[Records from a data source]
------------------------

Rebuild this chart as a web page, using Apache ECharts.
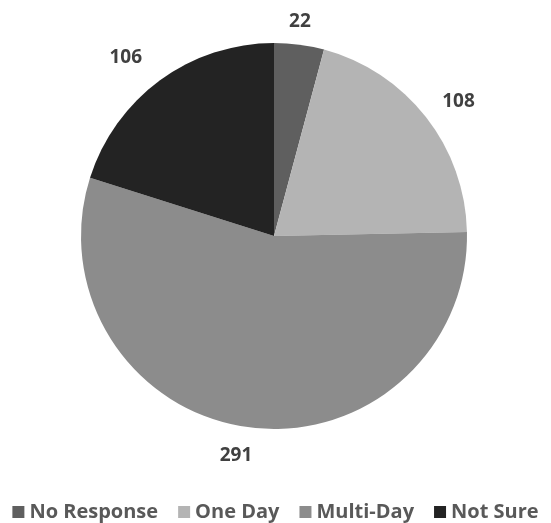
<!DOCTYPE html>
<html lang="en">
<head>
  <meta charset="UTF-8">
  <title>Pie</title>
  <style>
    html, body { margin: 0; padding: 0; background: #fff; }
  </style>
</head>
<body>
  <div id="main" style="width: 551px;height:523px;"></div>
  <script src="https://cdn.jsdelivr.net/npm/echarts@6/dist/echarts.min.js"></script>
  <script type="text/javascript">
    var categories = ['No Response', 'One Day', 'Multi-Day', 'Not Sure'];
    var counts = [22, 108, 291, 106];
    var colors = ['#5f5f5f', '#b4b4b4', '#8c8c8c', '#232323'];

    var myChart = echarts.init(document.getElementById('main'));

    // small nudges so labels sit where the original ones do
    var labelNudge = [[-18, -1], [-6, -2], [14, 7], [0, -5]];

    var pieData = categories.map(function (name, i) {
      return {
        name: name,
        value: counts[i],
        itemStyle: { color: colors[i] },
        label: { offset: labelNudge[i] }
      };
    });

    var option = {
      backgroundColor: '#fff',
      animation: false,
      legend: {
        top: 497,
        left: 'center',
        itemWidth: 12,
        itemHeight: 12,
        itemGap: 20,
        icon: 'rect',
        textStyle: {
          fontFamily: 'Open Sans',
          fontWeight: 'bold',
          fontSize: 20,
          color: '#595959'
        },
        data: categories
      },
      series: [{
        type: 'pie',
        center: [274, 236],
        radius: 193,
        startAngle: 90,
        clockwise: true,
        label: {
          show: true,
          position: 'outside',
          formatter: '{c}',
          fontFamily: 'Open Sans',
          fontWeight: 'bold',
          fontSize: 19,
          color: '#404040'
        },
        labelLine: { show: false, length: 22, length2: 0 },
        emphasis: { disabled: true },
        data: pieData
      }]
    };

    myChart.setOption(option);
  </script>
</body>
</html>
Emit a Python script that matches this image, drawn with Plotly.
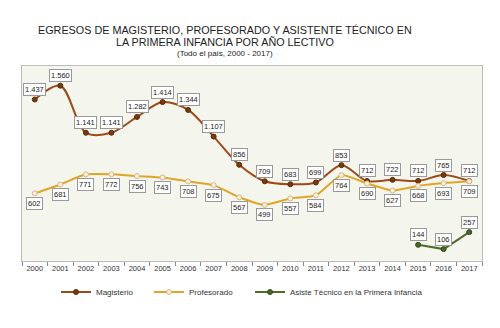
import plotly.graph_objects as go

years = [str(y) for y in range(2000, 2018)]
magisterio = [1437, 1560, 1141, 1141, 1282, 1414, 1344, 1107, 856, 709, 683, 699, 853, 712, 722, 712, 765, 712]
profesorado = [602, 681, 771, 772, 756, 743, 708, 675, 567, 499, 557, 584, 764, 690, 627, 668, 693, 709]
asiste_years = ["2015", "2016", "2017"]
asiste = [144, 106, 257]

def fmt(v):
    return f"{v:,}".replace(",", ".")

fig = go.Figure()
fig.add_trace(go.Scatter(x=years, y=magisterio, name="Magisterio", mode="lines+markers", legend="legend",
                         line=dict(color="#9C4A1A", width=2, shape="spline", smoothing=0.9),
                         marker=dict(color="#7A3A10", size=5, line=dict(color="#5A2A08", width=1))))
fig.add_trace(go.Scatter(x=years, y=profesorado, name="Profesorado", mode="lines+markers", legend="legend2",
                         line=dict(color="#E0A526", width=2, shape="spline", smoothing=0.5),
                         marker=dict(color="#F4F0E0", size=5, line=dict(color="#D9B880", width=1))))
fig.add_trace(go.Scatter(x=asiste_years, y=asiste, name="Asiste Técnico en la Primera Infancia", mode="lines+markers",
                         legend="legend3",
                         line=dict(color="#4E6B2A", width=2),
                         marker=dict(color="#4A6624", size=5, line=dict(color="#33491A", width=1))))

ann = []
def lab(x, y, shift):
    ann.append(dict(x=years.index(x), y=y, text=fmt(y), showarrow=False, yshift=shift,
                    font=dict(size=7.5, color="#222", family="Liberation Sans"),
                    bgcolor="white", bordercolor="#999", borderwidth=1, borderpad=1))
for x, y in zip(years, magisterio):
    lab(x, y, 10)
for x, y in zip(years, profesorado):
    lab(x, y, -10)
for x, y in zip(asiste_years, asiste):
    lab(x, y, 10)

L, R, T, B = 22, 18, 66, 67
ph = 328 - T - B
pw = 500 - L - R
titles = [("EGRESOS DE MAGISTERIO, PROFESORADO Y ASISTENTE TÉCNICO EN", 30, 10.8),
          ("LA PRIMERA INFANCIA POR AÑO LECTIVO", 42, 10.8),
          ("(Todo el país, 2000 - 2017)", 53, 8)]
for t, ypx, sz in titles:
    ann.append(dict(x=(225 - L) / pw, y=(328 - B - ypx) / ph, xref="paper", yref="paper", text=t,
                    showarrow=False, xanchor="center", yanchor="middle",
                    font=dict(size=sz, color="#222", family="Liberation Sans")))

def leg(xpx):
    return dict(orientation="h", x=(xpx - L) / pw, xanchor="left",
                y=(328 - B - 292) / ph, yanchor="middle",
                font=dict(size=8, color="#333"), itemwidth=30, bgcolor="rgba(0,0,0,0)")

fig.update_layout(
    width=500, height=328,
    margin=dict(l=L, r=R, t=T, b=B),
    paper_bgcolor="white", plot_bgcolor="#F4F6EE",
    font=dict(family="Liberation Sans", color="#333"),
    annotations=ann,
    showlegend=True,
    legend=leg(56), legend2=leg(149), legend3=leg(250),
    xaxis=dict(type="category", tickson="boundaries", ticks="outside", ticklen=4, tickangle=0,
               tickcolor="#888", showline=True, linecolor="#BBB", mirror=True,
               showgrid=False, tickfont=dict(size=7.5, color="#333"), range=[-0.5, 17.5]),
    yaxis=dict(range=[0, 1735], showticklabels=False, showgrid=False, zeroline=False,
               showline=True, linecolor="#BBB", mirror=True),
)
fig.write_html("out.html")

------------------------

DESCRIPTION OF THE TASK: Verbatim reproduction of every record is required; images are left out.

COMPLETE ANSWER:
Rebuild this chart as a web page, using Apache ECharts.
<!DOCTYPE html>
<html lang="en">
<head>
  <meta charset="UTF-8">
  <title>Pie</title>
  <style>
    html, body { margin: 0; padding: 0; background: #fff; }
  </style>
</head>
<body>
  <div id="main" style="width: 551px;height:523px;"></div>
  <script src="https://cdn.jsdelivr.net/npm/echarts@6/dist/echarts.min.js"></script>
  <script type="text/javascript">
    var categories = ['No Response', 'One Day', 'Multi-Day', 'Not Sure'];
    var counts = [22, 108, 291, 106];
    var colors = ['#5f5f5f', '#b4b4b4', '#8c8c8c', '#232323'];

    var myChart = echarts.init(document.getElementById('main'));

    // small nudges so labels sit where the original ones do
    var labelNudge = [[-18, -1], [-6, -2], [14, 7], [0, -5]];

    var pieData = categories.map(function (name, i) {
      return {
        name: name,
        value: counts[i],
        itemStyle: { color: colors[i] },
        label: { offset: labelNudge[i] }
      };
    });

    var option = {
      backgroundColor: '#fff',
      animation: false,
      legend: {
        top: 497,
        left: 'center',
        itemWidth: 12,
        itemHeight: 12,
        itemGap: 20,
        icon: 'rect',
        textStyle: {
          fontFamily: 'Open Sans',
          fontWeight: 'bold',
          fontSize: 20,
          color: '#595959'
        },
        data: categories
      },
      series: [{
        type: 'pie',
        center: [274, 236],
        radius: 193,
        startAngle: 90,
        clockwise: true,
        label: {
          show: true,
          position: 'outside',
          formatter: '{c}',
          fontFamily: 'Open Sans',
          fontWeight: 'bold',
          fontSize: 19,
          color: '#404040'
        },
        labelLine: { show: false, length: 22, length2: 0 },
        emphasis: { disabled: true },
        data: pieData
      }]
    };

    myChart.setOption(option);
  </script>
</body>
</html>
Emit a Python script that matches this image, drawn with Plotly.
import plotly.graph_objects as go

years = [str(y) for y in range(2000, 2018)]
magisterio = [1437, 1560, 1141, 1141, 1282, 1414, 1344, 1107, 856, 709, 683, 699, 853, 712, 722, 712, 765, 712]
profesorado = [602, 681, 771, 772, 756, 743, 708, 675, 567, 499, 557, 584, 764, 690, 627, 668, 693, 709]
asiste_years = ["2015", "2016", "2017"]
asiste = [144, 106, 257]

def fmt(v):
    return f"{v:,}".replace(",", ".")

fig = go.Figure()
fig.add_trace(go.Scatter(x=years, y=magisterio, name="Magisterio", mode="lines+markers", legend="legend",
                         line=dict(color="#9C4A1A", width=2, shape="spline", smoothing=0.9),
                         marker=dict(color="#7A3A10", size=5, line=dict(color="#5A2A08", width=1))))
fig.add_trace(go.Scatter(x=years, y=profesorado, name="Profesorado", mode="lines+markers", legend="legend2",
                         line=dict(color="#E0A526", width=2, shape="spline", smoothing=0.5),
                         marker=dict(color="#F4F0E0", size=5, line=dict(color="#D9B880", width=1))))
fig.add_trace(go.Scatter(x=asiste_years, y=asiste, name="Asiste Técnico en la Primera Infancia", mode="lines+markers",
                         legend="legend3",
                         line=dict(color="#4E6B2A", width=2),
                         marker=dict(color="#4A6624", size=5, line=dict(color="#33491A", width=1))))

ann = []
def lab(x, y, shift):
    ann.append(dict(x=years.index(x), y=y, text=fmt(y), showarrow=False, yshift=shift,
                    font=dict(size=7.5, color="#222", family="Liberation Sans"),
                    bgcolor="white", bordercolor="#999", borderwidth=1, borderpad=1))
for x, y in zip(years, magisterio):
    lab(x, y, 10)
for x, y in zip(years, profesorado):
    lab(x, y, -10)
for x, y in zip(asiste_years, asiste):
    lab(x, y, 10)

L, R, T, B = 22, 18, 66, 67
ph = 328 - T - B
pw = 500 - L - R
titles = [("EGRESOS DE MAGISTERIO, PROFESORADO Y ASISTENTE TÉCNICO EN", 30, 10.8),
          ("LA PRIMERA INFANCIA POR AÑO LECTIVO", 42, 10.8),
          ("(Todo el país, 2000 - 2017)", 53, 8)]
for t, ypx, sz in titles:
    ann.append(dict(x=(225 - L) / pw, y=(328 - B - ypx) / ph, xref="paper", yref="paper", text=t,
                    showarrow=False, xanchor="center", yanchor="middle",
                    font=dict(size=sz, color="#222", family="Liberation Sans")))

def leg(xpx):
    return dict(orientation="h", x=(xpx - L) / pw, xanchor="left",
                y=(328 - B - 292) / ph, yanchor="middle",
                font=dict(size=8, color="#333"), itemwidth=30, bgcolor="rgba(0,0,0,0)")

fig.update_layout(
    width=500, height=328,
    margin=dict(l=L, r=R, t=T, b=B),
    paper_bgcolor="white", plot_bgcolor="#F4F6EE",
    font=dict(family="Liberation Sans", color="#333"),
    annotations=ann,
    showlegend=True,
    legend=leg(56), legend2=leg(149), legend3=leg(250),
    xaxis=dict(type="category", tickson="boundaries", ticks="outside", ticklen=4, tickangle=0,
               tickcolor="#888", showline=True, linecolor="#BBB", mirror=True,
               showgrid=False, tickfont=dict(size=7.5, color="#333"), range=[-0.5, 17.5]),
    yaxis=dict(range=[0, 1735], showticklabels=False, showgrid=False, zeroline=False,
               showline=True, linecolor="#BBB", mirror=True),
)
fig.write_html("out.html")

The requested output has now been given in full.